The current implementation of Parquet doesn’t prevent table fragments with different columns from appearing in the same partition, and the fragments don’t contain the assessment ID or revision. We will need to solve this problem in Parquet.
Alternate Design 2: Do both
Keep Exporter 3 with push to Synapse
For any supported assessment or survey, build an “answers.json” file that is a flat dictionary of scores/answers + metadata.
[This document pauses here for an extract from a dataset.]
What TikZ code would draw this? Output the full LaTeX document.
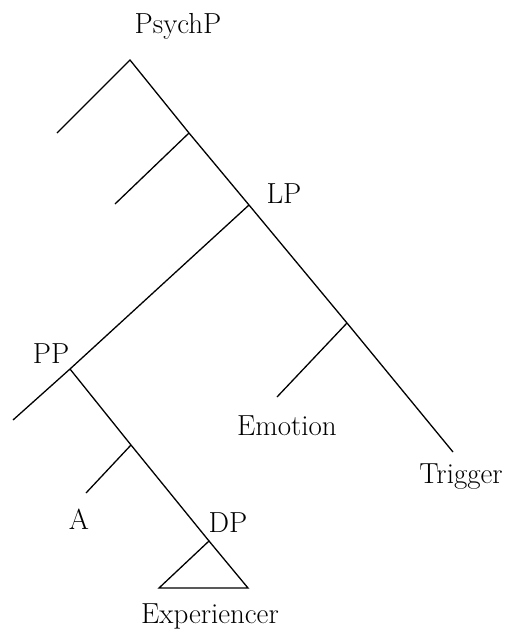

Build a unit testing setup that can use python or R scripts (what researchers like) and port to Kotlin for on-device cross platform scoring
write the “answers” to the Adherence Record as a dictionary
write a “answers.json” file to the archive
Add a back-end service to get the “answers.json” file into a table
Pros:
Feedback to the participant (if desired)
Easier to aggregate the data if we build it in as part of JSON-to-Table
Allows us to use an existing table solution, such as Synapse tables, which also allow us to easily export to CSV
Cons:
Why did we change from Bridge 1.0/Exporter 2.0 again?
Will require robust testing of the unit tests for converting R/Python scoring to Kotlin
Surveys
Surveys are even easier than ARC measures. We already know what our survey table format looks like. (This is one of the things Exporter 2.0 actually did well. However, that survey engine is currently deprecated, as are Exporter 2.0 schemas.)